* Begin Supplied entries *

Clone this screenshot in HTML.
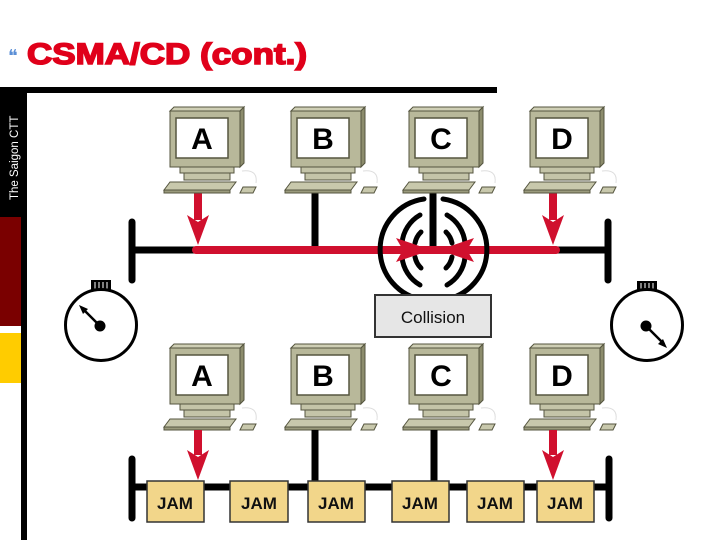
<!DOCTYPE html>
<html><head><style>
html,body{margin:0;padding:0;background:#fff;}
body{width:720px;height:540px;overflow:hidden;position:relative;font-family:"Liberation Sans",sans-serif;}
</style></head><body>
<svg width="720" height="540" viewBox="0 0 720 540" xmlns="http://www.w3.org/2000/svg" style="position:absolute;left:0;top:0">
<defs>
<g id="pc">
  <polygon points="0,0 70,0 70,56 0,56" fill="#b8b89a" stroke="#55553f" stroke-width="1"/>
  <polygon points="0,0 4,-4 74,-4 70,0" fill="#cfcfb5" stroke="#55553f" stroke-width="1"/>
  <polygon points="70,0 74,-4 74,52 70,56" fill="#8c8c6c" stroke="#55553f" stroke-width="1"/>
  <rect x="6" y="7" width="52" height="40" fill="#fff" stroke="#55553f" stroke-width="1.5"/>
  <rect x="10" y="56" width="54" height="6" fill="#c4c4a8" stroke="#55553f" stroke-width="1"/>
  <rect x="14" y="62" width="46" height="7" fill="#c4c4a8" stroke="#55553f" stroke-width="1"/>
  <polygon points="-6,79 0,71 66,71 60,79" fill="#c8c8ac" stroke="#55553f" stroke-width="1"/>
  <polygon points="-6,79 60,79 60,82 -6,82" fill="#9a9a7c" stroke="#55553f" stroke-width="1"/>
  <path d="M72,60 Q88,58 86,72" fill="none" stroke="#ddd" stroke-width="1"/>
  <polygon points="70,82 73,76 86,76 83,82" fill="#c8c8ac" stroke="#55553f" stroke-width="1"/>
</g>
</defs>

<!-- title -->
<text x="8" y="62" font-family="Liberation Sans,sans-serif" font-size="18" fill="#5b8fd6">❝</text>
<text x="27" y="64" font-family="Liberation Sans,sans-serif" font-weight="bold" font-size="30" fill="#e0001a" stroke="#e0001a" stroke-width="1.6" textLength="280" lengthAdjust="spacingAndGlyphs">CSMA/CD (cont.)</text>

<!-- frame -->
<rect x="0" y="87" width="497" height="6" fill="#000"/>
<rect x="0" y="87" width="27" height="130" fill="#000"/>
<rect x="21" y="87" width="6" height="453" fill="#000"/>
<rect x="0" y="217" width="21" height="109" fill="#7a0000"/>
<rect x="0" y="333" width="21" height="50" fill="#ffcc00"/>
<text transform="translate(18,200) rotate(-90)" font-family="Liberation Sans,sans-serif" font-size="11.5" fill="#fff">The Saigon CTT</text>

<!-- top network -->
<line x1="132" y1="250" x2="608" y2="250" stroke="#000" stroke-width="7"/>
<line x1="132" y1="222" x2="132" y2="280" stroke="#000" stroke-width="7" stroke-linecap="round"/>
<line x1="608" y1="222" x2="608" y2="280" stroke="#000" stroke-width="7" stroke-linecap="round"/>
<line x1="315" y1="192" x2="315" y2="250" stroke="#000" stroke-width="7"/>
<line x1="433" y1="192" x2="433" y2="250" stroke="#000" stroke-width="7"/>
<line x1="196" y1="250" x2="556" y2="250" stroke="#d0102e" stroke-width="8" stroke-linecap="round"/>
<g fill="none" stroke="#000" stroke-width="5" stroke-linecap="round">
  <path d="M424,199 A51,51 0 0 0 424,300"/>
  <path d="M443,199 A51,51 0 0 1 443,300"/>
  <path d="M420,215 A36,36 0 0 0 402,243"/>
  <path d="M402,257 A36,36 0 0 0 420,285"/>
  <path d="M447,215 A36,36 0 0 1 465,243"/>
  <path d="M465,257 A36,36 0 0 1 447,285"/>
  <path d="M421,232 A21,21 0 0 0 415,243"/>
  <path d="M415,257 A21,21 0 0 0 421,268"/>
  <path d="M446,232 A21,21 0 0 1 452,243"/>
  <path d="M452,257 A21,21 0 0 1 446,268"/>
</g>
<polygon points="396,238 431,250 396,262 403,250" fill="#d0102e"/>
<polygon points="474,238 439,250 474,262 467,250" fill="#d0102e"/>
<rect x="194" y="192" width="8" height="28" fill="#d0102e"/>
<polygon points="187,215 198,245 209,215 198,222" fill="#d0102e"/>
<rect x="549" y="192" width="8" height="28" fill="#d0102e"/>
<polygon points="542,215 553,245 564,215 553,222" fill="#d0102e"/>

<use href="#pc" x="170" y="111"/>
<use href="#pc" x="291" y="111"/>
<use href="#pc" x="409" y="111"/>
<use href="#pc" x="530" y="111"/>

<rect x="375" y="295" width="116" height="42" fill="#e6e6e6" stroke="#333" stroke-width="2"/>
<text x="433" y="323" font-family="Liberation Sans,sans-serif" font-size="17" text-anchor="middle" fill="#111">Collision</text>

<!-- stopwatches -->
<g>
  <rect x="91" y="280" width="20" height="10" fill="#000"/>
  <line x1="95" y1="282" x2="95" y2="290" stroke="#fff" stroke-width="1"/>
  <line x1="99" y1="282" x2="99" y2="290" stroke="#fff" stroke-width="1"/>
  <line x1="103" y1="282" x2="103" y2="290" stroke="#fff" stroke-width="1"/>
  <line x1="107" y1="282" x2="107" y2="290" stroke="#fff" stroke-width="1"/>
  <circle cx="101" cy="325" r="35.5" fill="#fff" stroke="#000" stroke-width="3"/>
  <circle cx="100" cy="326" r="5.5" fill="#000"/>
  <line x1="100" y1="326" x2="82" y2="308" stroke="#000" stroke-width="2.5"/>
  <polygon points="79,305 88,309 83,314" fill="#000"/>
</g>
<g>
  <rect x="637" y="281" width="20" height="10" fill="#000"/>
  <line x1="641" y1="283" x2="641" y2="291" stroke="#fff" stroke-width="1"/>
  <line x1="645" y1="283" x2="645" y2="291" stroke="#fff" stroke-width="1"/>
  <line x1="649" y1="283" x2="649" y2="291" stroke="#fff" stroke-width="1"/>
  <line x1="653" y1="283" x2="653" y2="291" stroke="#fff" stroke-width="1"/>
  <circle cx="647" cy="325" r="35.5" fill="#fff" stroke="#000" stroke-width="3"/>
  <circle cx="646" cy="326" r="5.5" fill="#000"/>
  <line x1="646" y1="326" x2="664" y2="344" stroke="#000" stroke-width="2.5"/>
  <polygon points="667,348 658,344 663,339" fill="#000"/>
</g>

<!-- bottom network -->
<use href="#pc" x="170" y="348"/>
<use href="#pc" x="291" y="348"/>
<use href="#pc" x="409" y="348"/>
<use href="#pc" x="530" y="348"/>
<g font-family="Liberation Sans,sans-serif" font-weight="bold" font-size="30" text-anchor="middle" fill="#000">
<text x="202" y="149">A</text><text x="323" y="149">B</text><text x="441" y="149">C</text><text x="562" y="149">D</text>
<text x="202" y="386">A</text><text x="323" y="386">B</text><text x="441" y="386">C</text><text x="562" y="386">D</text>
</g>
<line x1="132" y1="487" x2="608" y2="487" stroke="#000" stroke-width="7"/>
<line x1="132" y1="459" x2="132" y2="518" stroke="#000" stroke-width="7" stroke-linecap="round"/>
<line x1="609" y1="459" x2="609" y2="518" stroke="#000" stroke-width="7" stroke-linecap="round"/>
<line x1="315" y1="430" x2="315" y2="485" stroke="#000" stroke-width="7"/>
<line x1="434" y1="430" x2="434" y2="485" stroke="#000" stroke-width="7"/>
<rect x="194" y="430" width="8" height="25" fill="#d0102e"/>
<polygon points="187,450 198,480 209,450 198,457" fill="#d0102e"/>
<rect x="549" y="430" width="8" height="25" fill="#d0102e"/>
<polygon points="542,450 553,480 564,450 553,457" fill="#d0102e"/>
<g fill="#f2d68a" stroke="#333" stroke-width="1.5">
  <rect x="147" y="481" width="57" height="41"/>
  <rect x="230" y="481" width="58" height="41"/>
  <rect x="308" y="481" width="57" height="41"/>
  <rect x="392" y="481" width="57" height="41"/>
  <rect x="467" y="481" width="57" height="41"/>
  <rect x="537" y="481" width="57" height="41"/>
</g>
<g font-family="Liberation Sans,sans-serif" font-weight="bold" font-size="17" text-anchor="middle" fill="#111">
  <text x="175" y="509">JAM</text><text x="259" y="509">JAM</text><text x="336" y="509">JAM</text>
  <text x="420" y="509">JAM</text><text x="495" y="509">JAM</text><text x="565" y="509">JAM</text>
</g>
</svg>
</body></html>
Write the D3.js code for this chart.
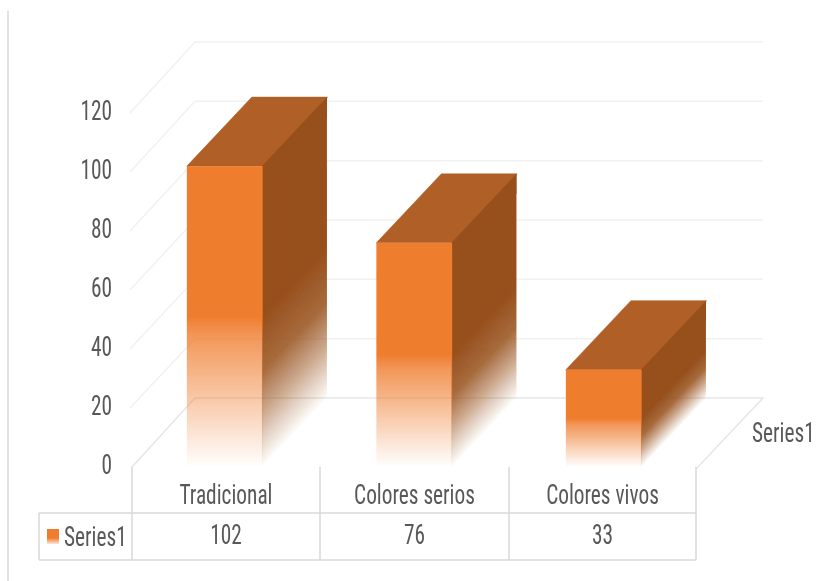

* End Supplied entries *

**Stated exercise:**
In the entries above, identify each line that includes the string "this", then copy it.

**Result of the exercise:**
Clone this screenshot in HTML.
Write the D3.js code for this chart.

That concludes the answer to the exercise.